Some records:

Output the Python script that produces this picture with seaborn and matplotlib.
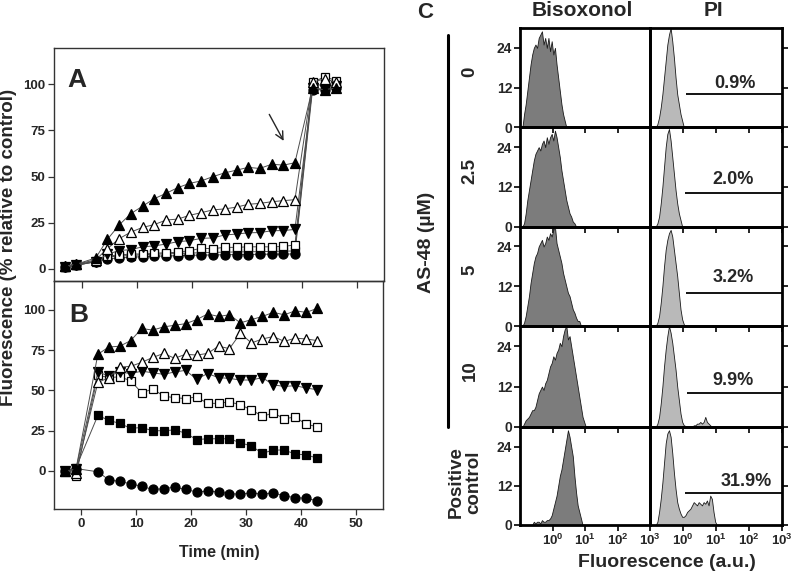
import numpy as np
import pandas as pd
import matplotlib
matplotlib.use("Agg")
import matplotlib.pyplot as plt
import seaborn as sns

# ---------------- Panel A data (time in min, % relative to control) ----------------
time_a = [-3, -1, 2.6, 4.7, 6.9, 9.0, 11.1, 13.2, 15.4, 17.5, 19.6, 21.8, 23.9, 26.0,
          28.2, 30.3, 32.4, 34.6, 36.7, 38.8, 42.0, 44.2, 46.3]
a_circle = [1, 2, 4, 5.5, 6, 6.3, 6.7, 7, 7, 7.2, 7.4, 7.5, 7.6, 7.7, 7.8, 7.8, 8, 8, 8, 8.2, 97, 97, 98]
a_square_f = [1.2, 2.2, 4.5, 6.5, 7, 7.3, 7.7, 8, 8.2, 8.4, 8.6, 8.8, 9, 9.1, 9.2, 9.3, 9.4, 9.5, 9.6, 9.8, 99, 100, 99]
a_square_o = [1, 2, 4, 7, 7.6, 8.1, 8.1, 8.5, 8.8, 9, 9.9, 11.2, 11, 11.7, 11.7, 12, 12, 12, 12.2, 13, 101, 104, 102]
a_tri_down = [1, 2, 4, 8, 10, 10.5, 12, 12.5, 13.5, 14.8, 15.3, 16.6, 16.8, 18.4, 18.9, 19.6, 19.7, 20.7, 20.8, 21.4, 98, 97, 99]
a_tri_open = [1.5, 2.5, 5, 11, 16.5, 20, 22.5, 24, 26.5, 27, 29, 30.5, 32, 32.5, 33.5, 35, 35.5, 36.4, 37, 37.5, 101, 103, 101]
a_tri_up = [1.5, 2.5, 6, 16, 24, 30, 34, 38, 41, 44, 46.3, 47.7, 50, 52, 53.5, 55, 54.4, 56.7, 56.2, 57.5, 98, 97, 98]

# ---------------- Panel B data ----------------
time_b = [-3, -1, 3, 5, 7, 9, 11, 13, 15, 17, 19, 21, 23, 25, 27, 29, 31, 33, 35, 37, 39, 41, 43]
b_tri_up = [0, 1, 72.5, 77, 77.5, 81, 88.5, 87.5, 89.5, 90.5, 91.5, 94, 97.5, 96, 97, 92, 94, 96, 98.5, 97, 99.5, 98.5, 101]
b_tri_open = [0, -1, 55, 58, 64.5, 65, 67.5, 70.5, 73, 70, 72.5, 72, 73, 77.5, 76, 85.5, 79.5, 82, 83.5, 80.5, 82.5, 82, 81]
b_tri_down = [0, 1, 61.5, 59, 61.5, 60.5, 62, 61, 60, 61.5, 62.5, 57, 60.5, 58, 57.5, 56.5, 56.5, 58, 53.5, 52.5, 53, 51.5, 50.5]
b_square_o = [0, -3, 59.5, 58, 58.5, 56, 48.5, 51, 46.5, 45.5, 45, 46, 42, 42, 43, 41, 38, 34, 36, 32.5, 33.5, 29, 27.5]
b_square_f = [0, 2, 34.5, 31.5, 29.5, 26.5, 27, 25, 25, 25.5, 23.5, 19.5, 20, 20, 20, 17.5, 15.5, 11, 13, 13, 10.5, 10, 8]
b_circle = [0, 1.5, -0.5, -5.5, -6.5, -8, -9.5, -11.5, -11, -10, -11.5, -13, -12.5, -13, -14, -14.5, -13.5,
            -14.5, -13.5, -15.5, -16.5, -17, -18.5]

# ---------------- Panel C data (flow cytometry histograms, log10 channels, 0.05-decade bins) ----------------
bin_step = 0.05
row_labels = ["0", "2.5", "5", "10", "Positive\ncontrol"]
pi_percent = ["0.9%", "2.0%", "3.2%", "9.9%", "31.9%"]
biso_start = [-0.95, -0.95, -0.95, -0.95, -0.65]
biso_counts = [
    [0, 4, 7, 11, 15, 19, 22, 24, 25, 24, 27, 28, 29, 25, 27, 24, 27, 23, 26, 22, 24, 19, 15, 11, 7, 4, 2, 0],
    [0, 1, 4, 8, 11, 14, 17, 20, 22, 23, 24, 23, 25, 26, 24, 27, 25, 27, 28, 26, 29, 27, 24, 21, 17, 14, 11, 8,
     6, 4, 3, 1.5, 1, 0],
    [0, 1, 3, 6, 9, 13, 16, 19, 21, 22, 24, 25, 26, 24, 25, 27, 26, 28, 27, 29, 30, 25, 23, 21, 19, 16, 14, 12,
     10, 9, 7, 5, 4, 2.5, 1.5, 1.5, 0],
    [0, 1, 2, 2.5, 3, 4, 5, 5, 6, 8, 10, 11, 12, 11, 13, 14, 16, 18, 19, 21, 20, 22, 23, 25, 24, 27, 29, 30, 26,
     27, 24, 21, 18, 15, 12, 9, 6, 3, 1.5, 0],
    [0, 1, 0.5, 1, 1, 0.5, 1.5, 1, 1, 1.5, 1.5, 2, 3, 5, 7, 9, 12, 15, 17, 20, 23, 26, 29, 27, 24, 21, 15, 10, 6,
     4, 2, 0],
]
pi_start = [-0.85, -0.85, -0.85, -0.85, -0.85]
pi_counts = [
    [0, 1, 3, 6, 10, 15, 20, 25, 28, 30, 26, 21, 15, 10, 7, 4, 2, 0],
    [0, 1, 3, 7, 12, 18, 24, 28, 29.5, 26, 21, 16, 11, 7, 4, 2, 0],
    [0, 1, 3, 7, 12, 18, 23, 26, 28, 29, 27, 23, 19, 15, 10, 5, 2, 0.5, 0],
    [0, 1, 3, 7, 12, 18, 23, 27, 30, 28, 25, 21, 17, 12, 8, 4, 1.5, 0.5, 0.3, 0.2, 0, 0, 0, 0.5, 0.5, 1, 1, 1.5,
     1, 1.5, 3, 1.5, 1, 0.5, 0],
    [0, 1, 4, 8, 13, 19, 25, 28, 29, 27, 22, 16, 11, 7, 5, 3.5, 2.5, 2.5, 3, 4, 4.5, 5, 6, 7, 6.5, 6, 7, 6.5, 6,
     7, 6.5, 7.5, 6, 9, 8, 4, 1, 0],
]
gate_start = [0.10, 0.05, 0.10, 0.11, 0.05]
gate_level = [10, 10.3, 10, 10.2, 9.7]
pct_pos = [(1.58, 13.2), (1.51, 14.3), (1.51, 14.5), (1.51, 13.8), (1.92, 13.4)]

# ---------------- style ----------------
sns.set_theme(style="white")
plt.rcParams["font.family"] = ["Liberation Sans", "DejaVu Sans"]
plt.rcParams["font.weight"] = "bold"
plt.rcParams["mathtext.fontset"] = "custom"
plt.rcParams["mathtext.bf"] = "Liberation Sans:bold"
plt.rcParams["mathtext.rm"] = "Liberation Sans:bold"

W, H = 800, 574
fig = plt.figure(figsize=(8, 5.74), dpi=100)


def box(x0, y0, x1, y1):
    return [x0 / W, 1 - y1 / H, (x1 - x0) / W, (y1 - y0) / H]


def fxy(x, y):
    return x / W, 1 - y / H


# ---------------- Panels A and B ----------------
axA = fig.add_axes(box(54, 48, 384, 281))
axB = fig.add_axes(box(54, 281, 383, 509.3))

series_style = [
    ("o", "black", 6.5),
    ("s", "black", 6),
    ("s", "white", 6),
    ("v", "black", 7.5),
    ("^", "white", 7.5),
    ("^", "black", 7.5),
]
a_series = [a_circle, a_square_f, a_square_o, a_tri_down, a_tri_open, a_tri_up]
b_series = [b_circle, b_square_f, b_square_o, b_tri_down, b_tri_open, b_tri_up]

for ax, tt, allser in [(axA, time_a, a_series), (axB, time_b, b_series)]:
    for k, (vals, (mk, fc, ms)) in enumerate(zip(allser, series_style)):
        df = pd.DataFrame({"t": tt, "v": vals})
        sns.lineplot(data=df, x="t", y="v", ax=ax, sort=False, color="0.3", linewidth=0.7,
                     marker=mk, markersize=ms, markerfacecolor=fc, markeredgecolor="black",
                     markeredgewidth=0.9, zorder=3 + k)
    ax.set_xlim(-5, 55)
    ax.set_xticks([0, 10, 20, 30, 40, 50])
    ax.set_yticks([0, 25, 50, 75, 100])
    for s in ax.spines.values():
        s.set_color("0.2")
        s.set_linewidth(1.0)
    ax.tick_params(axis="both", which="both", direction="out", length=4, width=0.9,
                   color="0.2", labelsize=9.5, pad=2, left=True, bottom=True)
    for lab in ax.get_yticklabels() + ax.get_xticklabels():
        lab.set_fontweight("bold")
        lab.set_color("0.15")
    ax.set_xlabel("")
    ax.set_ylabel("")

axA.set_ylim(-6.5, 119.6)
axB.set_ylim(-23.8, 118)
axA.tick_params(axis="x", labelbottom=False, length=5)
axA.set_facecolor("none")
axA.set_zorder(2)

axA.text(0.07, 0.862, "A", transform=axA.transAxes, fontsize=19, fontweight="bold",
         ha="center", va="center")
axB.text(0.074, 0.851, "B", transform=axB.transAxes, fontsize=19, fontweight="bold",
         ha="center", va="center")
axA.annotate("", xy=(37, 68), xytext=(33.9, 85),
             arrowprops=dict(arrowstyle="->", lw=1.0, color="0.15", mutation_scale=14))

fig.text(*fxy(9, 247), "Fluorescence (% relative to control)", rotation=90, fontsize=13.5,
         fontweight="bold", ha="center", va="center")
fig.text(*fxy(219, 553), "Time (min)", fontsize=11.5, fontweight="bold", ha="center", va="center")

# ---------------- Panel C ----------------
row_tops = [28, 127.3, 226.6, 326, 427]
row_bots = [127.3, 226.6, 326, 427, 525]
col_x = [(520, 650), (650, 782)]
tick_lbls = [r"$\mathbf{10^{0}}$", r"$\mathbf{10^{1}}$", r"$\mathbf{10^{2}}$", r"$\mathbf{10^{3}}$"]

for r in range(5):
    for c in range(2):
        x0, x1 = col_x[c]
        ax = fig.add_axes(box(x0, row_tops[r], x1, row_bots[r]))
        ax.set_facecolor("none")
        if c == 0:
            start, counts, color = biso_start[r], biso_counts[r], "#7c7c7c"
        else:
            start, counts, color = pi_start[r], pi_counts[r], "#b9b9b9"
        counts = np.asarray(counts, dtype=float)
        edges = [float(start + bin_step * i) for i in range(len(counts) + 1)]
        centers = [0.5 * (edges[i] + edges[i + 1]) for i in range(len(counts))]
        hdf = pd.DataFrame({"chan": centers, "cnt": counts})
        sns.histplot(data=hdf, x="chan", weights="cnt", bins=edges, element="poly", fill=True,
                     color=color, alpha=1, edgecolor="0.1", linewidth=0.6, ax=ax)
        if c == 1:
            ax.hlines(gate_level[r], gate_start[r], 3.0, color="black", lw=1.3)
            px, py = pct_pos[r]
            ax.text(px, py, pi_percent[r], fontsize=13, fontweight="bold", ha="center", va="center")
        ax.set_xlim(-1, 3)
        ax.set_ylim(0, 30)
        ax.set_xticks([0, 1, 2, 3])
        ax.set_yticks([0, 12, 24])
        ax.set_xlabel("")
        ax.set_ylabel("")
        for s in ax.spines.values():
            s.set_color("black")
            s.set_linewidth(2.0)
        ax.tick_params(axis="both", direction="out", length=4, width=1.2, color="black",
                       labelsize=10, pad=1.5, bottom=True)
        if c == 0:
            ax.tick_params(axis="y", left=True, right=False, labelleft=True)
        else:
            ax.tick_params(axis="y", left=False, right=True, labelleft=False, labelright=False)
        if r == 4:
            ax.set_xticklabels(tick_lbls, fontsize=9.5)
            ax.tick_params(axis="x", labelbottom=True)
        else:
            ax.tick_params(axis="x", labelbottom=False)
        for lab in ax.get_yticklabels():
            lab.set_fontweight("bold")

    ymid = 0.5 * (row_tops[r] + row_bots[r])
    fig.text(*fxy(470 if r < 4 else 465, ymid - (6 if r < 4 else -6)), row_labels[r], rotation=90,
             fontsize=13.5, fontweight="bold", ha="center", va="center", linespacing=1.0)

fig.text(*fxy(425, 13), "C", fontsize=16, fontweight="bold", ha="center", va="center")
fig.text(*fxy(582.5, 11), "Bisoxonol", fontsize=15, fontweight="bold", ha="center", va="center")
fig.text(*fxy(713.3, 11), "PI", fontsize=15, fontweight="bold", ha="center", va="center")
fig.text(*fxy(427, 242), "AS-48 (\u00b5M)", rotation=90, fontsize=14, fontweight="bold",
         ha="center", va="center")
fig.text(*fxy(666.7, 562.7), "Fluorescence (a.u.)", fontsize=14, fontweight="bold",
         ha="center", va="center")
fig.add_artist(plt.Line2D([448 / W, 448 / W], [1 - 35 / H, 1 - 427 / H], color="black", lw=2.2))

fig.savefig("out.png", dpi=100)
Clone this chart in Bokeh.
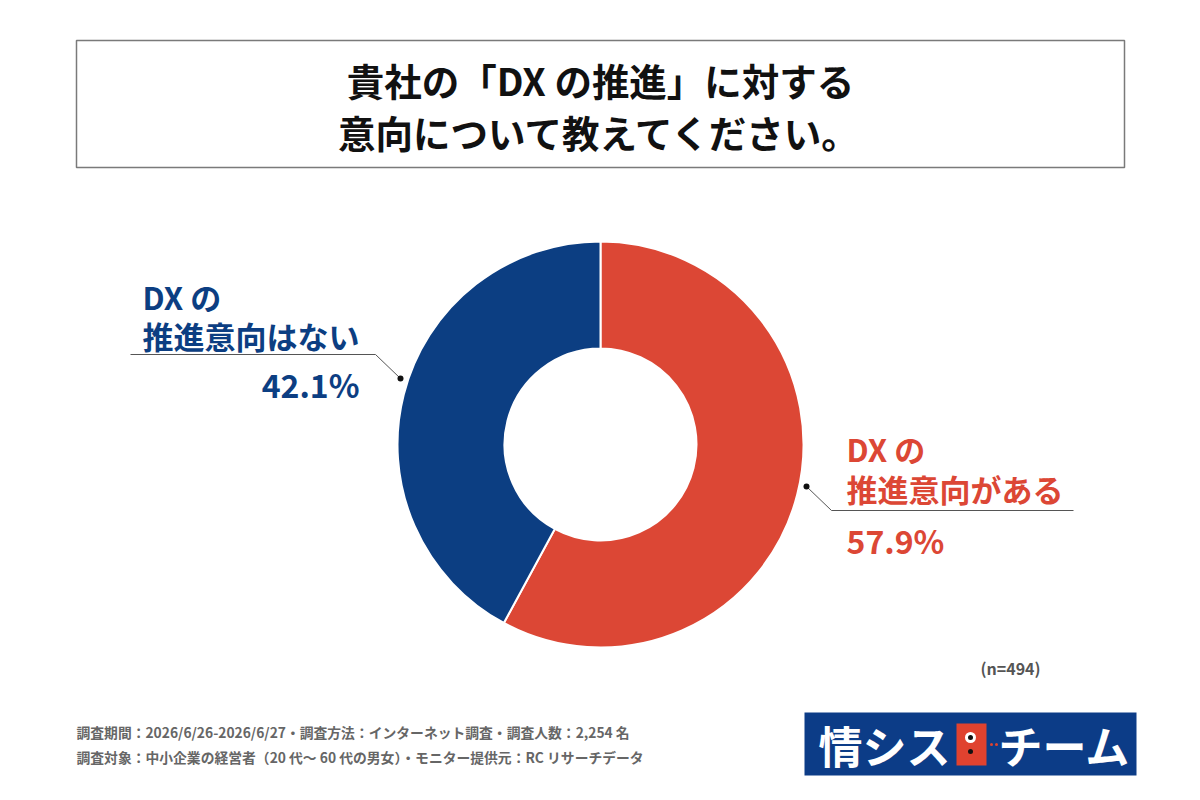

- Task instructions
Among the lines of the data, identify those with the word "seaborn". Copy each of them.

- Solution to the problem
Output the Python script that produces this picture with seaborn and matplotlib.
import seaborn as sns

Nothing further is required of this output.